I started this morning with a pieced top and the fleece backing ready to go - and it had been like that for over a month - and hoped to get up the energy to baste it by the end of the day. About lunchtime I swept the floor, spread everything out and started the long and arduous task of crawling around with safety pins. I can definitely see why so many quilters use those gadgets to close safety pins - it'll be days before my fingertips recover.
I had some clear ideas about how I wanted to quilt it, but only partial ideas. First things first, I quilted in the ditch between each block, and then looked at it to assess how much more quilting it needed. I wanted it to be a soft, snuggly quilt, so not too much quilting was in order, but it definitely needed more quilting than just a 12" grid. My issue was mainly how to quilt it with all the squares being so different to each other, and give it a sense of unity within the quilting.
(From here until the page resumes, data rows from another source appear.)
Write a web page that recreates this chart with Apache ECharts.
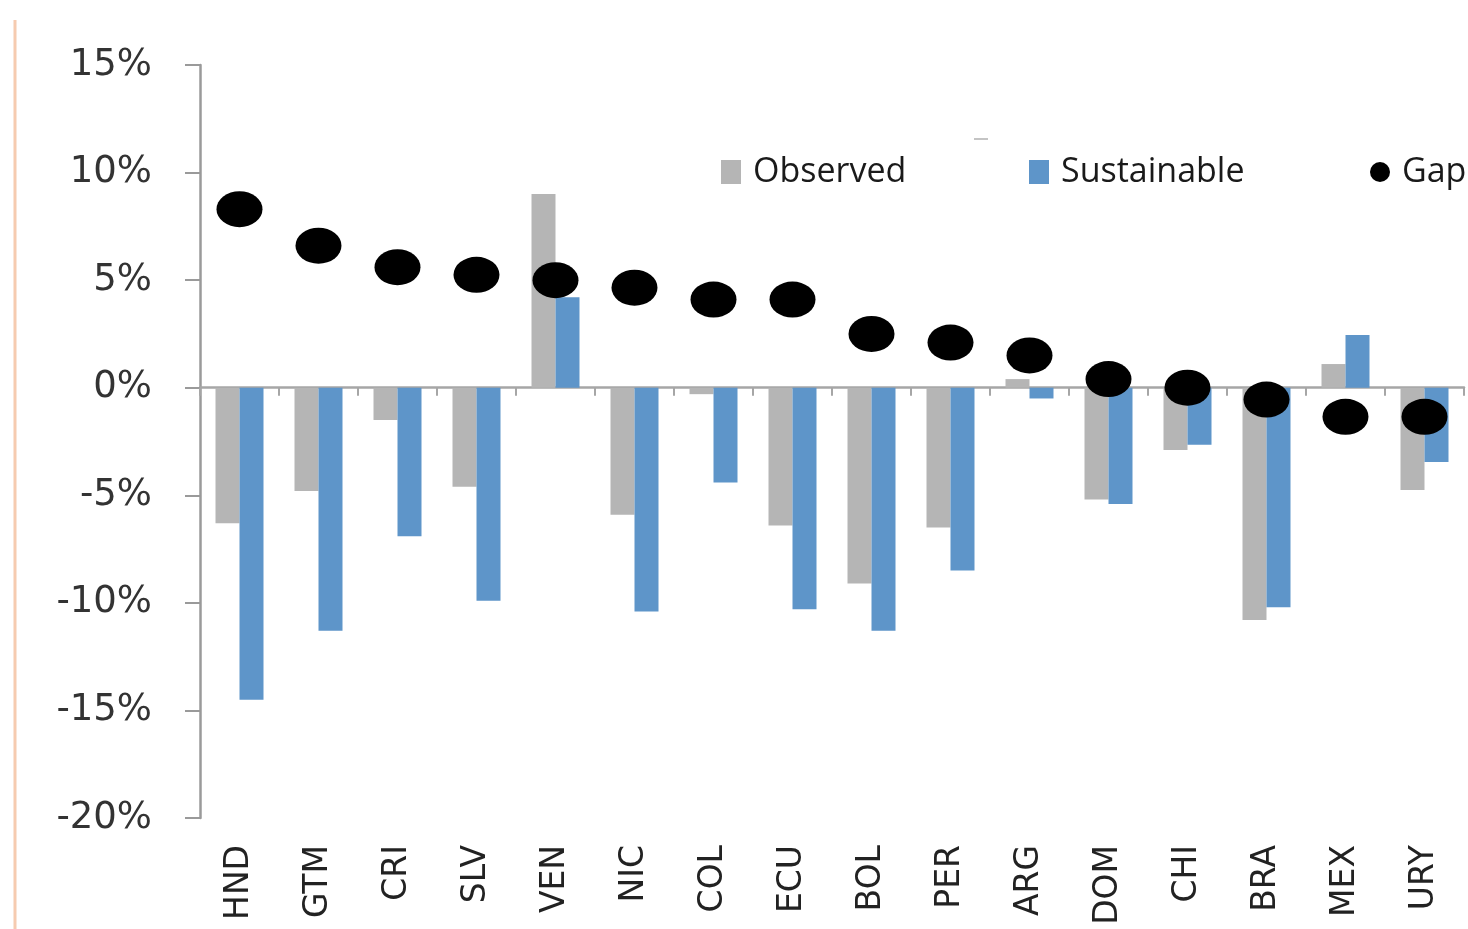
<!DOCTYPE html>
<html>
<head>
<meta charset="utf-8">
<style>
  html, body { margin: 0; padding: 0; background: #ffffff; }
  #chart { width: 1468px; height: 929px; }
</style>
<script src="https://cdn.jsdelivr.net/npm/echarts@6/dist/echarts.min.js"></script>
</head>
<body>
<div id="chart"></div>
<script>
// ---- Data (percent) ----
var countries = ['HND','GTM','CRI','SLV','VEN','NIC','COL','ECU','BOL','PER','ARG','DOM','CHI','BRA','MEX','URY'];
var observed    = [-6.3, -4.8, -1.5, -4.6, 9.0, -5.9, -0.3, -6.4, -9.1, -6.5, 0.4, -5.2, -2.9, -10.8, 1.1, -4.75];
var sustainable = [-14.5, -11.3, -6.9, -9.9, 4.2, -10.4, -4.4, -10.3, -11.3, -8.5, -0.5, -5.4, -2.65, -10.2, 2.45, -3.45];
var gap         = [8.3, 6.6, 5.6, 5.25, 5.0, 4.65, 4.1, 4.1, 2.5, 2.1, 1.5, 0.4, 0.0, -0.55, -1.35, -1.35];
var yTicks = { min: -20, max: 15, interval: 5 };

var chart = echarts.init(document.getElementById('chart'), null, { renderer: 'canvas' });

var legendText = { fontFamily: 'Open Sans', fontSize: 34, color: '#1a1a1a', padding: [0, 0, 0, 7] };

var option = {
  backgroundColor: '#ffffff',
  animation: false,
  grid: { left: 200, right: 4, top: 65, bottom: 111, containLabel: false },
  legend: [
    { data: ['Observed'], left: 721, top: 155, itemWidth: 20, itemHeight: 24,
      icon: 'rect', textStyle: legendText, padding: 0 },
    { data: ['Sustainable'], left: 1029, top: 155, itemWidth: 20, itemHeight: 24,
      icon: 'rect', textStyle: legendText, padding: 0 },
    { data: ['Gap'], left: 1370, top: 155, itemWidth: 20, itemHeight: 20,
      icon: 'circle', textStyle: legendText, padding: 0 }
  ],
  xAxis: [
    {
      type: 'category',
      data: countries,
      position: 'bottom',
      axisLine: { show: true, onZero: true, lineStyle: { color: '#a6a6a6', width: 2.5 } },
      axisTick: { show: true, length: 8, lineStyle: { color: '#a6a6a6', width: 2 } },
      axisLabel: { show: false },
      splitLine: { show: false }
    },
    {
      type: 'category',
      data: countries,
      position: 'bottom',
      axisLine: { show: false, onZero: false },
      axisTick: { show: false },
      axisLabel: {
        show: true, rotate: 90, margin: 27,
        fontFamily: 'DejaVu Sans', fontSize: 33, color: '#222222'
      },
      splitLine: { show: false }
    }
  ],
  yAxis: {
    type: 'value',
    min: yTicks.min, max: yTicks.max, interval: yTicks.interval,
    axisLine: { show: true, lineStyle: { color: '#9a9a9a', width: 2.5 } },
    axisTick: { show: true, length: 15, lineStyle: { color: '#9a9a9a', width: 2 } },
    splitLine: { show: false },
    axisLabel: {
      margin: 48,
      fontFamily: 'DejaVu Sans', fontSize: 37, color: '#333333',
      formatter: function (v) { return v + '%'; }
    }
  },
  series: [
    {
      name: 'Observed', type: 'bar', xAxisIndex: 0, data: observed,
      barWidth: 24, barGap: '0%',
      itemStyle: { color: '#b5b5b5' }
    },
    {
      name: 'Sustainable', type: 'bar', xAxisIndex: 0, data: sustainable,
      barWidth: 24, barGap: '0%',
      itemStyle: { color: '#5e95c9' }
    },
    {
      name: 'Gap', type: 'scatter', xAxisIndex: 0, data: gap,
      symbol: 'circle', symbolSize: [46, 36], z: 5,
      itemStyle: { color: '#000000', opacity: 1 }
    }
  ],
  graphic: [
    { type: 'line', shape: { x1: 15, y1: 20, x2: 15, y2: 929 },
      style: { stroke: '#f6cbb0', lineWidth: 3 } },
    { type: 'line', shape: { x1: 974, y1: 139, x2: 988, y2: 139 },
      style: { stroke: '#b0b0b0', lineWidth: 1.5 } }
  ]
};
chart.setOption(option);
</script>
</body>
</html>
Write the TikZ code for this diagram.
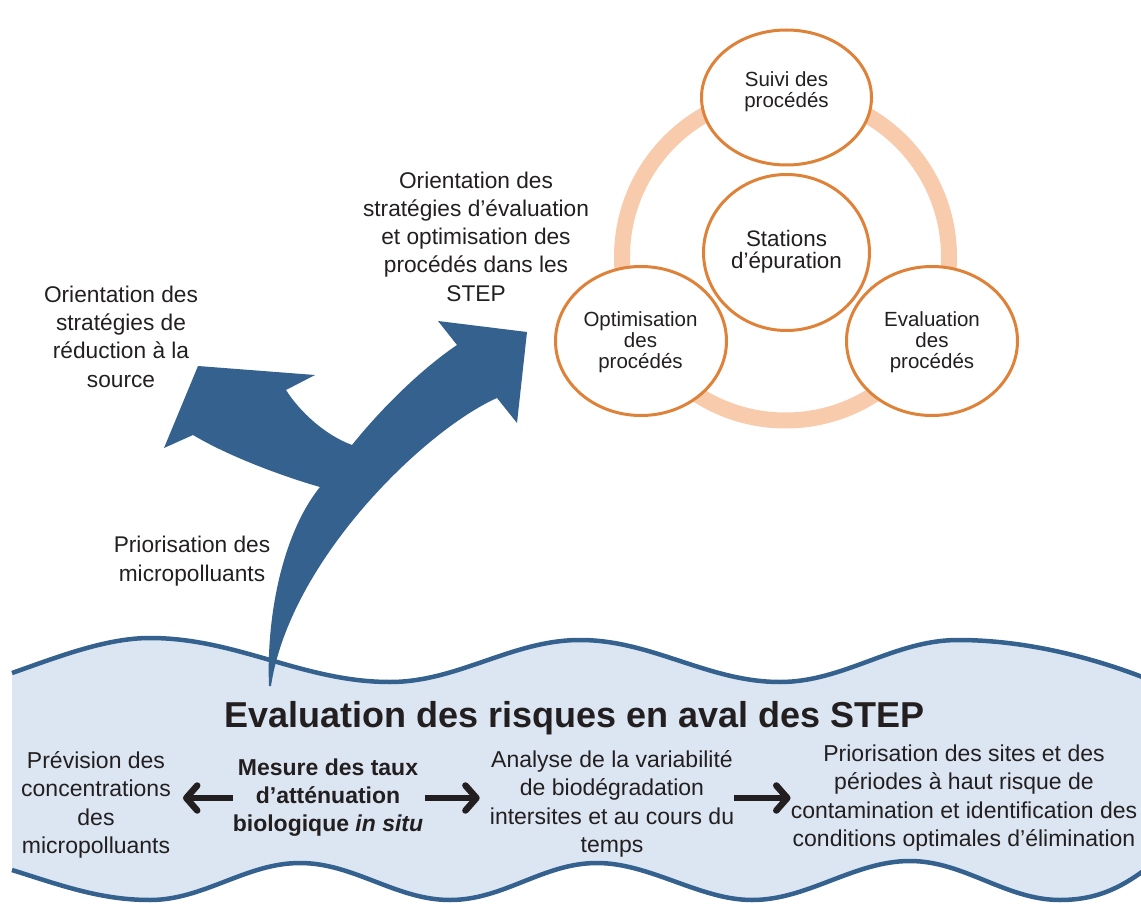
\documentclass[tikz,border=0pt]{standalone}
\usepackage{fontspec}
\setmainfont{Liberation Sans}
\usetikzlibrary{arrows.meta,shapes.geometric}
\definecolor{arrowblue}{HTML}{35618F}
\definecolor{bandfill}{HTML}{DCE6F2}
\definecolor{ringcol}{HTML}{F9CBAD}
\definecolor{circcol}{HTML}{DF8239}
\definecolor{txt}{HTML}{231F20}
\begin{document}
\begin{tikzpicture}[x=1pt,y=-1pt,
  lbl/.style={text=txt, align=center, inner sep=0pt, font=\fontsize{22.7}{28.3}\selectfont},
  bandtxt/.style={text=txt, align=center, inner sep=0pt, font=\fontsize{23}{28.2}\selectfont},
  circtxt/.style={text=txt, align=center, inner sep=0pt, font=\fontsize{20.5}{21}\selectfont},
  bubble/.style={ellipse, draw=circcol, line width=3pt, fill=white, inner sep=0pt},
  bandarrow/.style={draw=txt, line width=6.5pt, -{Straight Barb[length=11pt,width=25pt,round]}},
  bandedge/.style={draw=arrowblue, line width=4.5pt},
]
\useasboundingbox (0,0) rectangle (1141,904);
\clip (0,0) rectangle (1141,904);

% ring and bubbles
\draw[ringcol, line width=16pt] (785.5,257) circle[radius=163.5pt];
\node[bubble, minimum width=170pt, minimum height=135pt] (suivi) at (786.5,97.5) {};
\node[bubble, minimum width=166pt, minimum height=156pt] (station) at (786.5,252.5) {};
\node[bubble, minimum width=171pt, minimum height=149pt] (optim) at (641,341) {};
\node[bubble, minimum width=171pt, minimum height=149pt] (evalp) at (932,341) {};
\node[circtxt] (suivit) at (786.5,91.5) {Suivi des\\procédés};
\node[circtxt, font=\fontsize{22.4}{22.3}\selectfont] (stationt) at (786.5,252) {Stations\\d’épuration};
\node[circtxt] (optimt) at (640.5,342.5) {Optimisation\\des\\procédés};
\node[circtxt] (evalt) at (932,342.5) {Evaluation\\des\\procédés};

% upper labels
\node[lbl] (redsrc) at (121,336.5) {Orientation des\\stratégies de\\réduction à la\\source};
\node[lbl] (optstep) at (476,236.5) {Orientation des\\stratégies d’évaluation\\et optimisation des\\procédés dans les\\STEP};
\node[lbl] (prio) at (192,561) {Priorisation des\\micropolluants};

% wavy band
\fill[bandfill] (12,673) .. controls (55,658) and (105,638) .. (150,638)
 .. controls (237,638) and (303,682) .. (390,682)
 .. controls (458,682) and (512,640) .. (580,640)
 .. controls (652,640) and (708,682) .. (780,682)
 .. controls (844,682) and (894,640) .. (958,640)
 .. controls (1030,640) and (1100,660) .. (1150,680)
 -- (1150,866)
 .. controls (1125,885) and (1100,900) .. (1060,900)
 .. controls (1006,900) and (964,861) .. (910,861)
 .. controls (854,861) and (808,900) .. (752,900)
 .. controls (700,900) and (650,863) .. (597,863)
 .. controls (543,863) and (504,900) .. (450,900)
 .. controls (396,900) and (354,863) .. (300,863)
 .. controls (246,863) and (204,900) .. (150,900)
 .. controls (100,900) and (60,885) .. (12,870) -- cycle;
\draw[bandedge] (12,673) .. controls (55,658) and (105,638) .. (150,638)
 .. controls (237,638) and (303,682) .. (390,682)
 .. controls (458,682) and (512,640) .. (580,640)
 .. controls (652,640) and (708,682) .. (780,682)
 .. controls (844,682) and (894,640) .. (958,640)
 .. controls (1030,640) and (1100,660) .. (1150,680);
\draw[bandedge] (1150,866)
 .. controls (1125,885) and (1100,900) .. (1060,900)
 .. controls (1006,900) and (964,861) .. (910,861)
 .. controls (854,861) and (808,900) .. (752,900)
 .. controls (700,900) and (650,863) .. (597,863)
 .. controls (543,863) and (504,900) .. (450,900)
 .. controls (396,900) and (354,863) .. (300,863)
 .. controls (246,863) and (204,900) .. (150,900)
 .. controls (100,900) and (60,885) .. (12,870);

% big forked arrow
\fill[arrowblue] (269,686)
 .. controls (266,610) and (285,530) .. (320,487)
 .. controls (295,480) and (235,460) .. (193,435)
 -- (164,448) -- (198,366) -- (315,375) -- (286,390)
 .. controls (300,412) and (325,435) .. (352,445)
 .. controls (380,410) and (420,370) .. (457,345)
 -- (438,321) -- (527,332) -- (517,423) -- (497,398)
 .. controls (425,430) and (290,560) .. (271,686) -- cycle;

% band texts
\node[text=txt, inner sep=0pt, anchor=base, font=\bfseries\fontsize{36}{40}\selectfont] (title) at (574.5,727) {Evaluation des risques en aval des STEP};
\node[bandtxt] (prev) at (96,805) {Prévision des\\concentrations\\des\\micropolluants};
\node[bandtxt, font=\bfseries\fontsize{23}{28}\selectfont] (mesure) at (328,798) {Mesure des taux\\d’atténuation\\biologique \textit{in situ}};
\node[bandtxt] (analyse) at (612,804) {Analyse de la variabilité\\de biodégradation\\intersites et au cours du\\temps};
\node[bandtxt] (prior) at (964,798) {Priorisation des sites et des\\périodes à haut risque de\\contamination et identification des\\conditions optimales d’élimination};

\draw[bandarrow, shorten >=12pt] (mesure.west) -- (prev.east |- mesure.west);
\draw[bandarrow, shorten <=2pt, shorten >=10pt] (mesure.east) -- (analyse.west |- mesure.east);
\draw[bandarrow] (analyse.east |- prior.west) -- (prior.west);
\end{tikzpicture}
\end{document}
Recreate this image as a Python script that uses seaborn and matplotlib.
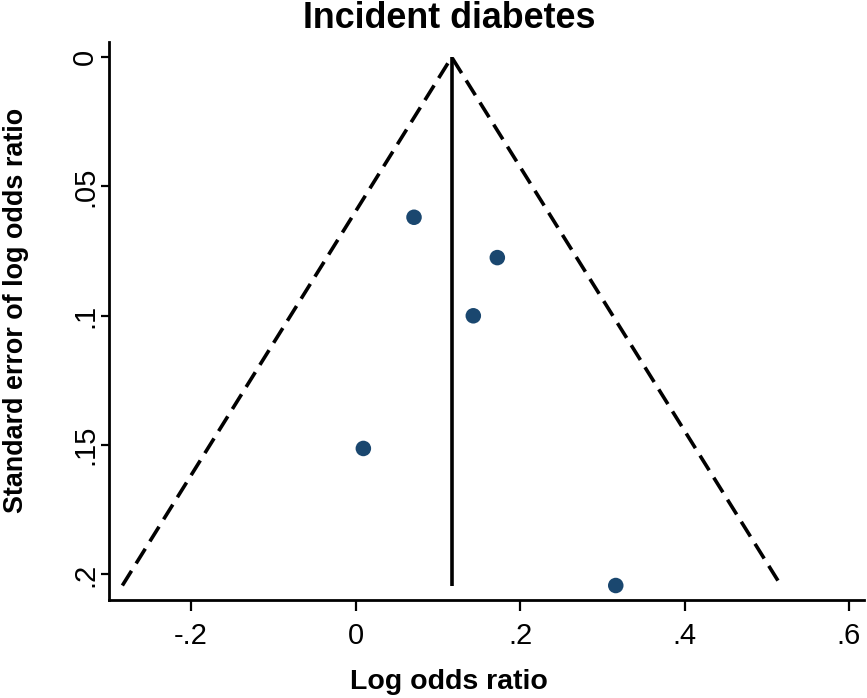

I began with the ones with a clear square in the centre - the middle two, the churn dash above them, the star from 'made' fabric, and so on. I quilted around that square. Then I looked for similarly sized shapes in the others, and quilted square or square-ish shapes in those. In the house block, for instance, I quilted around the shape of the house. I quilted around the central square of the pinwheels block and the inside octagon of the bowties block. The four squares that meet in the middle of the nine-patch block were treated as one square in the quilting. For the string block, I found a place where three of the quadrants had seams that met, and quilted that diamond, even though it meant going down the middle of the strip on the other quadrant. Finally, for the 'breaking out' block, I quilted a square set on point around that central pinwheel.
I bound it using seven fabrics that are either represented in the quilt or from the same collections. I didn't want to hand sew the binding to the back because of the fleece backing, so I consulted this tutorial from Cluck Cluck Sew and machined it. All that remains is to bury all of my threads, and the quilt is completed. Not too shabby for one afternoon's work.
This is deeply imperfect. There are so many seams that don't match up, I was astonished when I found any that did! There are fabric choices and colour choices that I would definitely not make if I was making the same blocks today. The blocks came from the We Can Do It skill builder and were almost all made in 2011 or 2012. I made those blocks when I was still getting to know my sewing machine, totally new at sewing. The blocks moved home with me 5 times before they got put together. When I made them I was an undergraduate - now I have 3 degrees and a proper job. This quilt was started in a totally different chapter of my life to the one in which it will finish. Funny how quilts can span ages like that.